= TASK DESCRIPTION =
From the entries below, say how many lines carry the word "chart", and give nothing but the number.
** begin SUPPLIED MATERIAL **
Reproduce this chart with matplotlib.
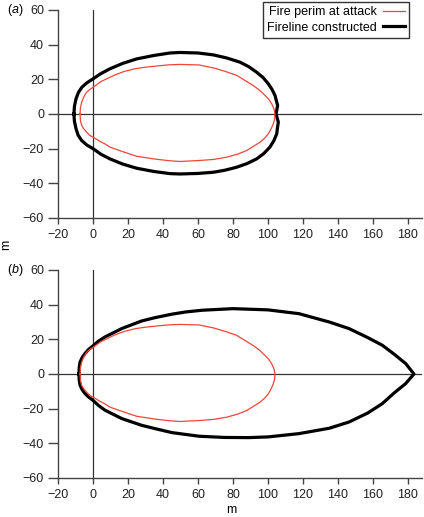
import matplotlib
matplotlib.use('Agg')
import matplotlib.pyplot as plt

plt.rcParams['font.family'] = ['Liberation Sans', 'DejaVu Sans']
plt.rcParams['mathtext.fontset'] = 'custom'
plt.rcParams['mathtext.rm'] = 'Liberation Sans'
plt.rcParams['mathtext.it'] = 'Liberation Sans:italic'

# fire perimeter at time of attack (same in both panels), metres
perim_x = [-7.4, -7.2, -6.5, -5.3, -3.6, -1.8, 0.2, 4.5, 9.7, 12.6, 18, 24.4, 30, 35.4, 44, 50, 60.6, 68.8,
           75.5, 82.1, 91.6, 95.2, 98.3, 100.4, 102.1, 103.4, 104,
           103.8, 103, 101.8, 100.2, 98, 95.4, 87.8, 82.5, 76.4, 69, 61.1, 49.7, 44, 35.4, 25, 16.4, 9.7, 6.9,
           3.5, 0.2, -1.8, -3.6, -5.3, -6.5, -7.2, -7.4]
perim_y = [0, 3.5, 6.8, 9.8, 12.6, 14.2, 15.5, 18.7, 21.2, 22.6, 24.6, 26.2, 27, 27.6, 28.4, 28.6, 28.3, 26.6,
           24.6, 22.3, 16.4, 13.7, 10.7, 8.5, 5.9, 3, 0,
           -2.8, -5.7, -8.5, -11.4, -14, -16.3, -21.1, -23.2, -24.9, -26.2, -26.8, -27.4, -27, -26, -24.4, -21.5,
           -19.1, -17.3, -15.5, -13.4, -12.4, -10.5, -8.5, -6.6, -3.5, 0]

# (a) fireline constructed
line_a_x = [-10.9, -10.6, -9.7, -8.3, -6.3, -3.5, 0.2, 4.5, 9.7, 17, 25, 35, 44, 49.7, 60, 68.8, 76.5, 84,
            89, 93.5, 97.2, 100.2, 102.3, 104, 105.5, 104.6,
            105.9, 105.4, 105, 103.3, 101.1, 97.6, 93.5, 88, 82.1, 75.5, 68.8, 60, 49.7, 44, 35, 25, 17, 9.7,
            4.5, 0.2, -3.5, -6.5, -8.5, -9.7, -10.6, -10.9]
line_a_y = [0, 4.5, 8.8, 12.5, 15.5, 18, 20.4, 23.3, 26.1, 29.2, 31.8, 33.8, 35.2, 35.5, 35.2, 34.1, 32.3, 29.9,
            27.3, 24.1, 21, 17.4, 14.2, 10.7, 4.9, 0,
            -4.7, -8, -11.4, -15.5, -19.1, -22.8, -25.9, -28.6, -30.7, -32.4, -33.6, -34.3, -34.6, -34.4, -33.2,
            -31.3, -28.9, -25.9, -23.2, -20.1, -17.9, -15.3, -12.2, -8.5, -4.3, 0]

# (b) fireline constructed
line_b_x = [-8, -7.9, -7.4, -6.2, -4.6, -2.5, 0, 3.2, 6.9, 16.4, 27.8, 35.4, 45, 53, 62.5, 80, 100, 117.7, 135,
            146.3, 157, 165.3, 172, 178.7, 183.4, 178.7, 172, 165.3, 157, 146.3, 135, 117.7, 100, 89, 75, 60.6,
            45, 35.4, 27.8, 16.4, 6.9, 3.2, 0, -2.5, -4.6, -6.2, -7.4, -7.9, -8]
line_b_y = [0, 3.5, 6.9, 9.5, 11.8, 14.2, 16.2, 19, 21.4, 26.2, 30.6, 32.5, 34.5, 35.8, 36.8, 37.7, 37, 34.8, 30,
            26.2, 21, 16.6, 11.5, 6, 0, -5.5, -11, -17.1, -22.5, -27.7, -31.3, -34.4, -36.3, -36.7, -36.6,
            -35.9, -33.8, -31.5, -29.6, -25.7, -20.9, -18.2, -15.2, -13.3, -11.3, -9, -6.5, -3.3, 0]

xticks = [-20, 0, 20, 40, 60, 80, 100, 120, 140, 160, 180]
yticks = [-60, -40, -20, 0, 20, 40, 60]

W, H = 424, 517
fig = plt.figure(figsize=(W / 100, H / 100), dpi=100)

ax_a = fig.add_axes([58 / W, 1 - 218 / H, 364 / W, 208 / H])
ax_b = fig.add_axes([58 / W, 1 - 478 / H, 364 / W, 208 / H])

spine_col = '#444444'
red = '#ef4638'

for ax, bx, by in [(ax_a, line_a_x, line_a_y), (ax_b, line_b_x, line_b_y)]:
    ax.axhline(0, color='#333333', lw=0.9, zorder=1)
    ax.axvline(0, color='#333333', lw=0.9, zorder=1)
    ax.plot(perim_x, perim_y, color=red, lw=0.9, zorder=3, solid_joinstyle='round',
            label='Fire perim at attack')
    ax.plot(bx, by, color='black', lw=2.3, zorder=2, solid_joinstyle='round',
            label='Fireline constructed')
    ax.set_xlim(-20, 188)
    ax.set_ylim(-60, 60)
    ax.set_xticks(xticks)
    ax.set_yticks(yticks)
    for s in ['top', 'right']:
        ax.spines[s].set_visible(False)
    for s in ['left', 'bottom']:
        ax.spines[s].set_color(spine_col)
        ax.spines[s].set_linewidth(1.0)
    ax.tick_params(axis='y', direction='out', length=7, width=1.0, color=spine_col,
                   labelsize=9, pad=3, labelcolor='#222222')
    ax.tick_params(axis='x', direction='out', length=4, width=1.0, color=spine_col,
                   labelsize=9, pad=4, labelcolor='#222222')

# legend sits over the top-right corner of panel (a)
handles, labels = ax_a.get_legend_handles_labels()
leg = ax_a.legend(handles, labels, loc='upper right', bbox_to_anchor=(409 / W, 1 - 1.5 / H),
                  bbox_transform=fig.transFigure, markerfirst=False, fontsize=9,
                  fancybox=False, framealpha=1, edgecolor='#333333', borderaxespad=0,
                  handlelength=1.7, handletextpad=0.5, borderpad=0.35, labelspacing=0.3)
leg.get_frame().set_linewidth(1.0)

fig.text(7 / W, 1 - 10 / H, r'($\it{a}$)', fontsize=9, va='center', ha='left')
fig.text(7 / W, 1 - 270 / H, r'($\it{b}$)', fontsize=9, va='center', ha='left')

fig.text(6 / W, 1 - 245 / H, 'm', fontsize=9, rotation=90, va='center', ha='center')
fig.text(231 / W, 1 - 510 / H, 'm', fontsize=9, va='center', ha='center')

fig.savefig('out.png', dpi=100)
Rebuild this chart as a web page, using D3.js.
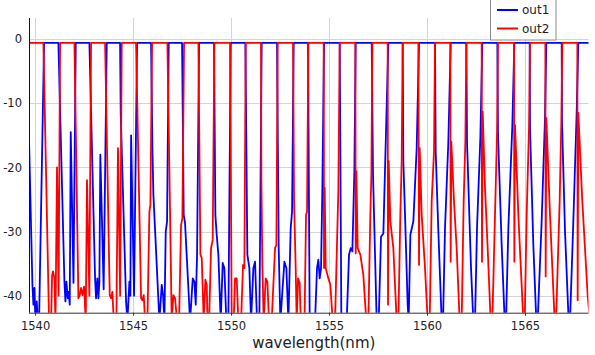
<!DOCTYPE html>
<html><head><meta charset="utf-8">
<script src="https://cdn.jsdelivr.net/npm/d3@7"></script>
<style>html,body{margin:0;padding:0;background:#fff}svg{display:block}</style>
</head><body>
<svg id="c" width="595" height="355"></svg>
<script>
const xTicks = [1540, 1545, 1550, 1555, 1560, 1565];
const yTicks = [0, -10, -20, -30, -40];
const seriesNames = ["out1", "out2"];
const seriesColors = ["#0000ff", "#ff0000"];

// out1 (blue): [wavelength nm, dB]
const out1 = [
[1539.58,-0.6],[1539.69,-15.5],[1539.864,-38.3],[1539.915,-41.4],[1539.966,-38.8],[1540.017,-44],[1540.085,-40.9],[1540.136,-44],[1540.204,-44],[1540.459,-0.6],
[1541.191,-0.6],[1541.497,-37.8],[1541.548,-40.9],[1541.599,-37.8],[1541.667,-40.4],[1541.718,-39.4],[1541.769,-41.4],[1541.82,-14.5],[1541.96,-38],[1542.075,-0.6],
[1542.772,-0.6],[1543.061,-37.3],[1543.112,-40.4],[1543.180,-37.3],[1543.231,-40.4],[1543.282,-37.8],[1543.33,-18],[1543.50,-39],[1543.657,-0.6],
[1544.337,-0.6],[1544.371,-11.8],[1544.643,-40.9],[1544.711,-44],[1544.813,-37.8],[1544.864,-40],[1544.90,-15],[1545.05,-40],[1545.204,-0.6],
[1545.919,-0.6],[1545.987,-17],[1546.038,-24.3],[1546.344,-44],[1546.463,-38.3],[1546.531,-39.9],[1546.599,-44],[1546.667,-30],[1546.735,-28.4],[1546.820,-0.6],
[1547.500,-0.6],[1547.585,-27.4],[1547.653,-28.7],[1547.909,-44],[1548.045,-37.3],[1548.130,-37.8],[1548.198,-41.4],[1548.266,-33.6],[1548.368,-0.6],
[1549.132,-0.6],[1549.200,-27.4],[1549.268,-30.5],[1549.353,-33.6],[1549.472,-44],[1549.574,-34.9],[1549.659,-35.7],[1549.761,-44],[1549.863,-44],[1549.983,-0.6],
[1550.731,-0.6],[1550.833,-33.6],[1550.935,-35.7],[1551.020,-44],[1551.139,-35.7],[1551.224,-34.7],[1551.326,-44],[1551.445,-44],[1551.564,-0.6],
[1552.346,-0.6],[1552.431,-32.6],[1552.517,-44],[1552.721,-34.7],[1552.823,-35.7],[1552.925,-44],[1553.044,-29.5],[1553.112,-26.9],[1553.197,-0.6],
[1553.928,-0.6],[1554.013,-44],[1554.285,-44],[1554.387,-35.7],[1554.455,-34.4],[1554.523,-37.3],[1554.592,-35.7],[1554.660,-23.2],[1554.745,-0.6],
[1555.544,-0.6],[1555.629,-44],[1555.901,-44],[1556.020,-33.6],[1556.105,-32.6],[1556.190,-33.1],[1556.292,-20.6],[1556.360,-0.6],
[1557.177,-0.6],[1557.245,-21.2],[1557.432,-44],[1557.534,-44],[1557.653,-30.8],[1557.772,-30.3],[1557.874,-18.3],[1558.027,-0.6],
[1558.758,-0.6],[1558.792,-19.1],[1558.877,-27.4],[1559.013,-41.4],[1559.064,-44],[1559.150,-30.5],[1559.303,-28.4],[1559.473,-17],[1559.592,-0.6],
[1560.408,-0.6],[1560.442,-17.5],[1560.578,-30],[1560.748,-44],[1560.816,-44],[1560.918,-29.5],[1561.088,-16],[1561.208,-0.6],
[1562.007,-0.6],[1562.041,-16],[1562.245,-35.7],[1562.364,-44],[1562.449,-44],[1562.551,-29.5],[1562.721,-15.4],[1562.823,-0.6],
[1563.588,-0.6],[1563.622,-14.9],[1563.810,-32.1],[1563.963,-44],[1564.031,-44],[1564.150,-29.5],[1564.354,-13.4],[1564.456,-0.6],
[1565.238,-0.6],[1565.255,-13.9],[1565.425,-32.1],[1565.578,-44],[1565.646,-44],[1565.850,-28.4],[1566.020,-12.3],[1566.088,-0.6],
[1566.871,-0.6],[1566.888,-12.8],[1567.041,-30],[1567.228,-44],[1567.296,-44],[1567.466,-28.4],[1567.636,-11.5],[1567.721,-0.6],
[1568.32,-0.6]
];

// out2 (red): [wavelength nm, dB]
const out2 = [
[1539.60,-0.6],
[1540.425,-0.6],[1540.714,-44],[1540.817,-44],[1540.868,-36.8],[1540.919,-36.2],[1540.987,-37.3],[1541.04,-44],[1541.12,-20],[1541.20,-40],[1541.276,-0.6],
[1542.007,-0.6],[1542.211,-40.4],[1542.279,-39.9],[1542.347,-38.8],[1542.415,-39.9],[1542.500,-38.6],[1542.585,-44],[1542.65,-22],[1542.77,-40],[1542.857,-0.6],
[1543.572,-0.6],[1543.810,-39.9],[1543.878,-40.4],[1543.946,-39.4],[1544.014,-44],[1544.15,-44],[1544.23,-17],[1544.34,-40],[1544.422,-0.6],
[1545.153,-0.6],[1545.409,-40.4],[1545.477,-40.7],[1545.545,-39.9],[1545.613,-44],[1545.732,-44],[1545.834,-26.9],[1545.885,-25.8],[1545.970,-0.6],
[1546.752,-0.6],[1546.973,-44],[1547.058,-39.9],[1547.143,-40.4],[1547.245,-44],[1547.347,-44],[1547.449,-29],[1547.517,-27.9],[1547.602,-0.6],
[1548.334,-0.6],[1548.436,-33.6],[1548.504,-34.1],[1548.606,-44],[1548.69,-37.5],[1548.76,-38.3],[1548.80,-44],[1548.88,-44],[1548.979,-32.6],[1549.064,-31.3],[1549.149,-0.6],
[1549.949,-0.6],[1550.034,-44],[1550.136,-44],[1550.204,-37.3],[1550.289,-37.3],[1550.374,-44],[1550.510,-44],[1550.612,-35.2],[1550.680,-35.7],[1550.748,-0.6],
[1551.530,-0.6],[1551.547,-21.7],[1551.598,-35.2],[1551.666,-44],[1551.768,-37.3],[1551.853,-37.8],[1551.938,-44],[1552.074,-44],[1552.245,-32.6],[1552.313,-32.1],[1552.381,-0.6],
[1553.163,-0.6],[1553.215,-25],[1553.30,-36],[1553.35,-44],[1553.42,-37.3],[1553.50,-38],[1553.56,-44],[1553.75,-44],[1553.826,-27.4],[1553.877,-26.9],[1553.945,-0.6],
[1554.728,-0.6],[1554.745,-35.7],[1554.779,-23.2],[1554.830,-35.7],[1554.966,-37.3],[1555.068,-38.3],[1555.187,-44],[1555.306,-44],[1555.476,-23.5],[1555.544,-0.6],
[1556.343,-0.6],[1556.360,-33.4],[1556.394,-20.6],[1556.462,-32.6],[1556.598,-33.6],[1556.751,-36.8],[1556.904,-44],[1557.006,-44],[1557.108,-27.4],[1557.160,-21.2],[1557.211,-0.6],
[1557.993,-0.6],[1558.010,-41.4],[1558.044,-19],[1558.129,-28.4],[1558.282,-32.6],[1558.452,-44],[1558.537,-44],[1558.639,-27.4],[1558.707,-19.1],[1558.758,-0.6],
[1559.558,-0.6],[1559.592,-35.2],[1559.626,-17],[1559.728,-27.4],[1559.898,-35.7],[1560.034,-44],[1560.136,-44],[1560.238,-25.3],[1560.357,-17.5],[1560.408,-0.6],
[1561.190,-0.6],[1561.207,-34.7],[1561.241,-16],[1561.377,-25.3],[1561.513,-32.6],[1561.666,-44],[1561.768,-44],[1561.870,-25.3],[1561.956,-16],[1562.007,-0.6],
[1562.789,-0.6],[1562.806,-34.7],[1562.840,-11.3],[1562.959,-23.2],[1563.095,-32.6],[1563.248,-44],[1563.333,-44],[1563.469,-27.4],[1563.571,-14.9],[1563.622,-0.6],
[1564.439,-0.6],[1564.456,-34.7],[1564.490,-13.4],[1564.660,-27.4],[1564.915,-44],[1564.983,-44],[1565.085,-27.4],[1565.204,-13.9],[1565.255,-0.6],
[1566.038,-0.6],[1566.055,-37],[1566.089,-12.3],[1566.276,-27.4],[1566.514,-44],[1566.582,-44],[1566.769,-25.3],[1566.854,-12.8],[1566.905,-0.6],
[1567.670,-0.6],[1567.687,-40.7],[1567.721,-11.5],[1567.925,-25.3],[1568.197,-39.9],[1568.316,-44]
];

const svg = d3.select("#c");
const L = 29, R = 588.5, T = 18, B = 312.7;
const x = d3.scaleLinear().domain([1539.69, 1568.24]).range([L, R]);
const y = d3.scaleLinear().domain([3.28, -42.65]).range([T, B]);
const font = "'DejaVu Sans', sans-serif";

const g = svg.append("g");
g.selectAll(".vg").data(xTicks).join("line")
  .attr("x1", d => Math.round(x(d)) + 0.5).attr("x2", d => Math.round(x(d)) + 0.5)
  .attr("y1", T).attr("y2", B).attr("stroke", "#d4d4d4").attr("stroke-width", 1);
g.selectAll(".hg").data(yTicks).join("line")
  .attr("y1", d => Math.round(y(d)) + 0.5).attr("y2", d => Math.round(y(d)) + 0.5)
  .attr("x1", L).attr("x2", R).attr("stroke", "#d4d4d4").attr("stroke-width", 1);

svg.append("clipPath").attr("id", "clip").append("rect")
  .attr("x", L).attr("y", T).attr("width", R - L).attr("height", B - T);

const line = d3.line().x(d => x(d[0])).y(d => y(d[1]));
const plot = svg.append("g").attr("clip-path", "url(#clip)");
[out1, out2].forEach((s, i) => {
  plot.append("path").datum(s).attr("d", line)
    .attr("fill", "none").attr("stroke", seriesColors[i])
    .attr("stroke-width", 1.8).attr("stroke-linejoin", "round");
});

const xAxis = d3.axisBottom(x).tickValues(xTicks).tickSize(3).tickFormat(d3.format("d"));
const xa = svg.append("g").attr("transform", `translate(0,${B})`).call(xAxis);
xa.select(".domain").attr("d", `M${L},0.5H${R}`).attr("stroke", "#333");
xa.selectAll(".tick line").attr("stroke", "#333");
xa.selectAll("text").attr("font-family", font).attr("font-size", 11.5).attr("fill", "#222").attr("dy", "0.95em");

svg.append("line").attr("x1", L + 0.5).attr("x2", L + 0.5).attr("y1", T).attr("y2", B)
  .attr("stroke", "#111").attr("stroke-width", 1);
svg.selectAll(".yl").data(yTicks).join("text")
  .attr("x", 22).attr("y", d => y(d)).attr("dy", "0.36em")
  .attr("text-anchor", "end").attr("font-family", font).attr("font-size", 11.5)
  .attr("fill", "#222").text(d => d);

svg.append("text").attr("x", (L + R) / 2 + 5).attr("y", 348)
  .attr("text-anchor", "middle").attr("font-family", font).attr("font-size", 15)
  .attr("fill", "#222").text("wavelength(nm)");

const lg = svg.append("g");
lg.append("rect").attr("x", 490.5).attr("y", -2).attr("width", 65.5).attr("height", 42)
  .attr("fill", "#fff").attr("stroke", "#8a8a8a").attr("stroke-width", 1);
seriesNames.forEach((n, i) => {
  const yy = 10 + i * 18.5;
  lg.append("line").attr("x1", 497).attr("x2", 518).attr("y1", yy).attr("y2", yy)
    .attr("stroke", seriesColors[i]).attr("stroke-width", 2);
  lg.append("text").attr("x", 522).attr("y", yy).attr("dy", "0.36em")
    .attr("font-family", font).attr("font-size", 12).attr("fill", "#222").text(n);
});
</script>
</body></html>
** end SUPPLIED MATERIAL **
= EXERCISE SOLUTION =
2